### What this task involves
Leave out the pictures, and retype only the lines from the beginning of the material through the line that contains "(0,0) rectangle (1098,659);", including both.

### Supplied information
^^^^^^^^^^^^^^^^

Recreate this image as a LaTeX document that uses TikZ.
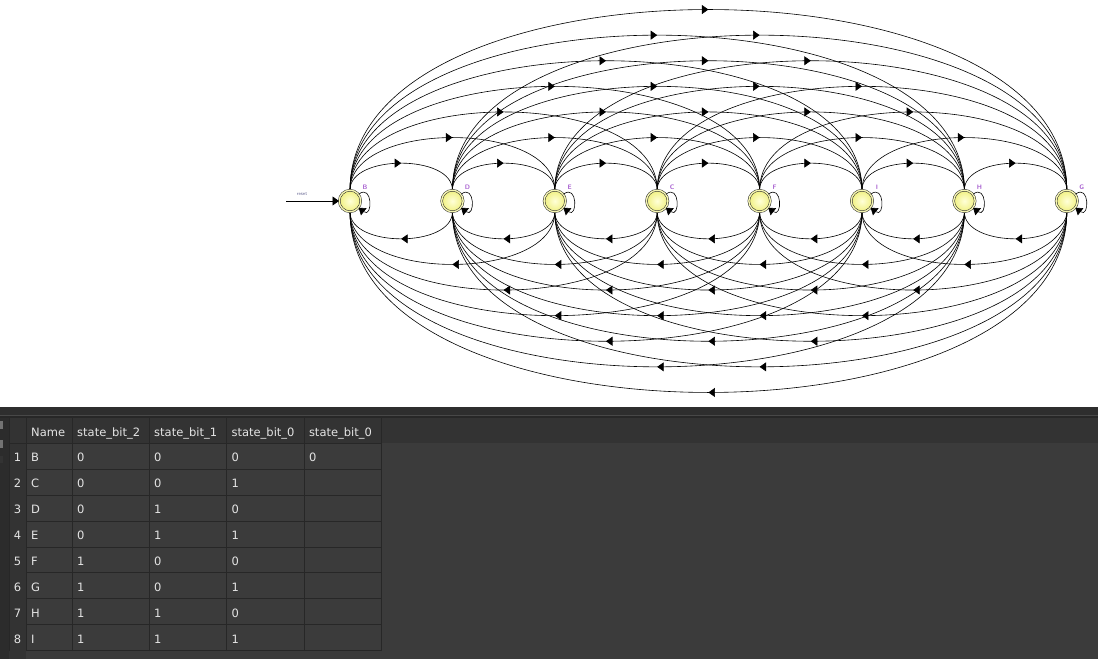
\documentclass[tikz,border=0pt]{standalone}
\usepackage{fontspec}
\newfontfamily\tablefont{DejaVu Sans}
\usetikzlibrary{arrows.meta,decorations.markings}
\pgfdeclarelayer{bg}
\pgfsetlayers{bg,main}
\definecolor{bgmain}{HTML}{3B3B3B}
\definecolor{hdr}{HTML}{333333}
\definecolor{topband}{HTML}{2E2E2E}
\definecolor{topline}{HTML}{484848}
\definecolor{gridc}{HTML}{272727}
\definecolor{txtc}{HTML}{E4E4E4}
\definecolor{leftc}{HTML}{2C2C2C}
\definecolor{lblc}{HTML}{A860D0}
\definecolor{stfill}{HTML}{F0F080}
\definecolor{stin}{HTML}{FFFFD8}
\definecolor{rstc}{HTML}{6A6A95}
\begin{document}
\begin{tikzpicture}[x=1pt,y=1pt,
  state/.style={circle, inner sep=0pt, minimum size=21.5pt, draw=black!85,
    line width=0.5pt, double=stfill!60!white, double distance=1.4pt,
    inner color=stin, outer color=stfill},
  arcf/.style={line width=0.6pt, postaction={decorate},
    decoration={markings, mark=at position 0.5 with {\arrow{Triangle[length=6.5pt,width=9pt]}}}},
  tipped/.style={line width=0.6pt, -{Triangle[length=6.5pt,width=9pt]}},
  lbl/.style={font=\sffamily\bfseries\fontsize{6.5}{6.5}\selectfont, text=lblc, inner sep=0pt},
  cell/.style={font=\tablefont\fontsize{11.5}{12}\selectfont, text=txtc, inner sep=0pt, anchor=base west},
  rnum/.style={font=\tablefont\fontsize{11.5}{12}\selectfont, text=txtc, inner sep=0pt, anchor=base},
  gridl/.style={draw=gridc, line width=1pt}
]
\useasboundingbox (0,0) rectangle (1098,659);

% ---------- table background ----------
\fill[bgmain] (0,0) rectangle (1098,251.5);
\fill[topband] (0,244) rectangle (1098,251.5);
\fill[topline] (0,242.5) rectangle (1098,244);
\fill[gridc] (0,241) rectangle (1098,242.5);
\fill[hdr] (9,215.5) rectangle (1098,241);
\fill[leftc] (0,0) rectangle (8.5,241);
\fill[black!55] (0,230) rectangle (3,238);
\fill[black!55] (0,211) rectangle (3,219);
\fill[black!80] (0,196) rectangle (3,203);
\fill[hdr] (9,0) rectangle (26,241);
% vertical grid lines
\foreach \gx in {9,26,72.3,149.3,226.7,304,381.7}{
  \draw[gridl] (\gx,8) -- (\gx,241);
}
% horizontal grid lines
\draw[gridl] (9,215.5) -- (381.7,215.5);
\foreach \k in {1,...,8}{
  \draw[gridl] (26,{215.5-25.9*\k}) -- (381.7,{215.5-25.9*\k});
}
% header texts
\node[cell] (hName) at (31,222) {Name};
\node[cell] (hB2) at (77,222) {state\_bit\_2};
\node[cell] (hB1) at (154,222) {state\_bit\_1};
\node[cell] (hB0) at (231.4,222) {state\_bit\_0};
\node[cell] (hB0b) at (308.8,222) {state\_bit\_0};
% rows
\foreach \k/\nm/\va/\vb/\vc in {1/B/0/0/0,2/C/0/0/1,3/D/0/1/0,4/E/0/1/1,5/F/1/0/0,6/G/1/0/1,7/H/1/1/0,8/I/1/1/1}{
  \pgfmathsetmacro\ry{197.3-25.9*(\k-1)}
  \node[rnum] (rn\k) at (17.5,\ry) {\k};
  \node[cell] (rname\k) at (31,\ry) {\nm};
  \node[cell] (rva\k) at (77,\ry) {\va};
  \node[cell] (rvb\k) at (154,\ry) {\vb};
  \node[cell] (rvc\k) at (231.4,\ry) {\vc};
}
\node[cell] (rvd1) at (308.8,197.3) {0};

% ---------- state diagram ----------
\foreach \nm/\i in {B/0,D/1,E/2,C/3,F/4,I/5,H/6,G/7}{
  \node[state] (\nm) at ({350+102.4*\i},458) {};
  \node[lbl] (l\nm) at ({365+102.4*\i},472) {\nm};
}
\begin{pgfonlayer}{bg}
\foreach \na/\i in {B/0,D/1,E/2,C/3,F/4,I/5,H/6,G/7}{
  \foreach \nb/\j in {B/0,D/1,E/2,C/3,F/4,I/5,H/6,G/7}{
    \ifnum\j>\i\relax
      \pgfmathsetmacro\cc{(38+25.6*(\j-\i-1)-2.9)/0.75}
      \draw[arcf] (\na) .. controls +(0,\cc) and +(0,\cc) .. (\nb);
      \draw[arcf] (\nb) .. controls +(0,-\cc) and +(0,-\cc) .. (\na);
    \fi
  }
}
\end{pgfonlayer}
\foreach \nm in {B,D,E,C,F,I,H,G}{
  \draw[tipped] (\nm) to[loop, out=38, in=-38, min distance=18pt] (\nm);
}
% reset
\coordinate (rst) at (286,458);
\draw[tipped, line width=0.7pt] (rst) -- (B);
\node[font=\sffamily\fontsize{5}{5}\selectfont, text=rstc, inner sep=0pt] (rlab) at (302,465) {reset};
\end{tikzpicture}
\end{document}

^^^^^^^^^^^^^^^^

### Task result
Recreate this image as a LaTeX document that uses TikZ.
\documentclass[tikz,border=0pt]{standalone}
\usepackage{fontspec}
\newfontfamily\tablefont{DejaVu Sans}
\usetikzlibrary{arrows.meta,decorations.markings}
\pgfdeclarelayer{bg}
\pgfsetlayers{bg,main}
\definecolor{bgmain}{HTML}{3B3B3B}
\definecolor{hdr}{HTML}{333333}
\definecolor{topband}{HTML}{2E2E2E}
\definecolor{topline}{HTML}{484848}
\definecolor{gridc}{HTML}{272727}
\definecolor{txtc}{HTML}{E4E4E4}
\definecolor{leftc}{HTML}{2C2C2C}
\definecolor{lblc}{HTML}{A860D0}
\definecolor{stfill}{HTML}{F0F080}
\definecolor{stin}{HTML}{FFFFD8}
\definecolor{rstc}{HTML}{6A6A95}
\begin{document}
\begin{tikzpicture}[x=1pt,y=1pt,
  state/.style={circle, inner sep=0pt, minimum size=21.5pt, draw=black!85,
    line width=0.5pt, double=stfill!60!white, double distance=1.4pt,
    inner color=stin, outer color=stfill},
  arcf/.style={line width=0.6pt, postaction={decorate},
    decoration={markings, mark=at position 0.5 with {\arrow{Triangle[length=6.5pt,width=9pt]}}}},
  tipped/.style={line width=0.6pt, -{Triangle[length=6.5pt,width=9pt]}},
  lbl/.style={font=\sffamily\bfseries\fontsize{6.5}{6.5}\selectfont, text=lblc, inner sep=0pt},
  cell/.style={font=\tablefont\fontsize{11.5}{12}\selectfont, text=txtc, inner sep=0pt, anchor=base west},
  rnum/.style={font=\tablefont\fontsize{11.5}{12}\selectfont, text=txtc, inner sep=0pt, anchor=base},
  gridl/.style={draw=gridc, line width=1pt}
]
\useasboundingbox (0,0) rectangle (1098,659);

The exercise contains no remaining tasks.